LE PAGELLE DI CASINI

Sergio Mattarella 10

Gestione impeccabile della crisi. Ha impresso un ritmo accelerato, stressando i contraenti ed evitando le estenuanti lungaggini del Conte 1. Ha lasciato ai partiti la responsabilità di scelte che non ha in alcun modo incoraggiato. In questo senso, nessuno (nemmeno Salvini) può lamentarsi del Quirinale

Giuseppe Conte 7,5

Il suo merito è stato quello di evitare di rimanere sotto le macerie del governo gialloverde, smarcandosi in zona Cesarini da Salvini con cui è stato connivente per più di un anno.
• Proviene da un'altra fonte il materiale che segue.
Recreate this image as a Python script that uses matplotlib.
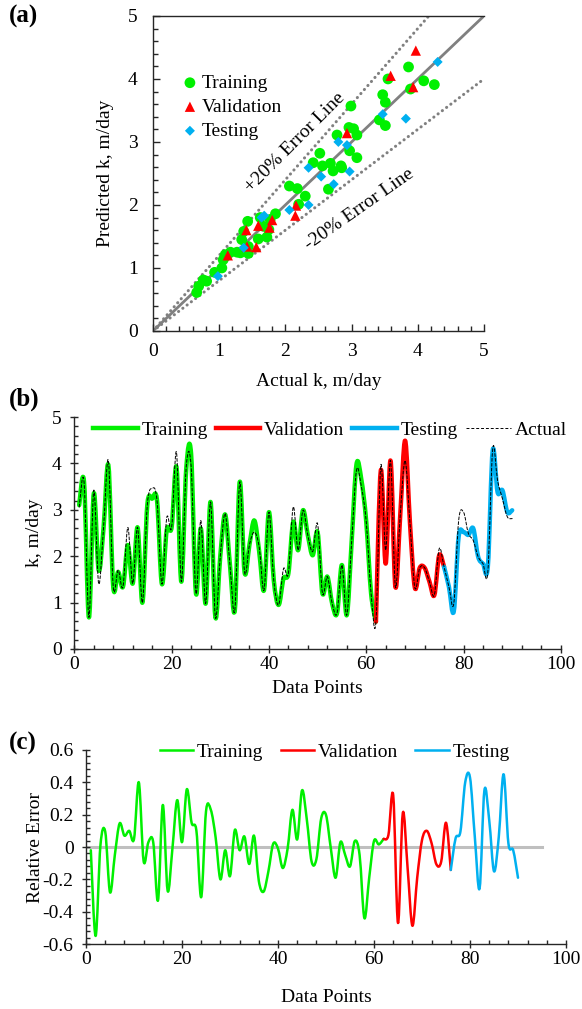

Abile nei rapporti con l’Europa, che hanno pesato tanto in questa crisi, furbo nel rapporto col M5s, approfittando delle difficoltà di Di Maio.

Beppe Grillo 7

Beppe Grillo si è ripreso il Movimento 5 Stelle dimostrando che, alla fine, quando il gioco si fa duro, entrano in campo i duri e... fuori i secondi. Una piroetta acrobatica pure per lui, ma in fondo nel caos 5 Stelle la differenza la fa ancora il comico genovese.

Luigi Di Maio 6-

Gestione molto deludente di una crisi che, in fondo, gli ha evitato il calvario delle elezioni anticipate. Altalenante e incerto, inutilmente ostinato nella rivendicazione della vicepresidenza, si è ripreso nella fase finale, arpionando il ministero più prestigioso, senza peraltro vantare le adeguate competenze.

Matteo Renzi 8,5

Rieccolo! Ha preso tutti in contropiede per finalità più o meno nobili. Ha spiazzato Nicola Zingaretti contando sui Gruppi parlamentari. Si conferma come l’unico vero anti Salvini... una sorta di riedizione del grande toscanaccio Amintore Fanfani.

Matteo Salvini 5

Come tutti riconoscono, i tempi scelti per aprire la crisi si sono rivelati per lui un harakiri. Ma attenti a darlo per morto. Il suo destino dipende dall’efficacia del governo che si è costituito e dalla capacità di cambiare la sua andatura nei prossimi mesi: non sarà più l’uomo solo al comando, ma dovrà imparare a convivere con alleati.

Giorgia Meloni 7

Nel marasma di questa crisi bisogna riconoscerle un comportamento coerente. Tra gli errori di Salvini e le esitazioni di Forza Italia, sta cercando di posizionare il suo movimento nel solco della vecchia Alleanza nazionale. L’influenza è limitata, ma comunque essenziale per il centrodestra.

Silvio Berlusconi 7,5

Il voto a Forza Italia, messa all’angolo da Salvini, è insufficiente. Nel caos, Berlusconi ha dimostrato di essere sempre l’unico col sale in zucca. Nel finale si è smarcato con un galateo istituzionale irreprensibile dai populisti e ha rimarcato che in Europa senza di lui il centrodestra è isolato.

Nicola Zingaretti 7

È successo l’opposto di ciò che il segretario del Pd aveva annunciato all’apertura della crisi. Ma nell’incoerenza generalizzata almeno ha l’alibi di essersi sacrificato per tenere unito il partito. Memore dei trascorsi nella Fgci, ha gestito la Ditta con concretezza, assicurandosi una fetta rilevante del nuovo potere.

Dario Franceschini 9

È il vero kingmaker di questo governo. Dal 4 marzo 2018 ha sempre guardato alla convergenza tra Pd e M5s. Dapprima isolato, ha insistito con costanza tipica dei vecchi Dc e ha infine realizzato il suo obiettivo. Quasi ininfluente la mancata nomina a vicepresidente del Consiglio, sarà l’uomo forte nel prossimo governo.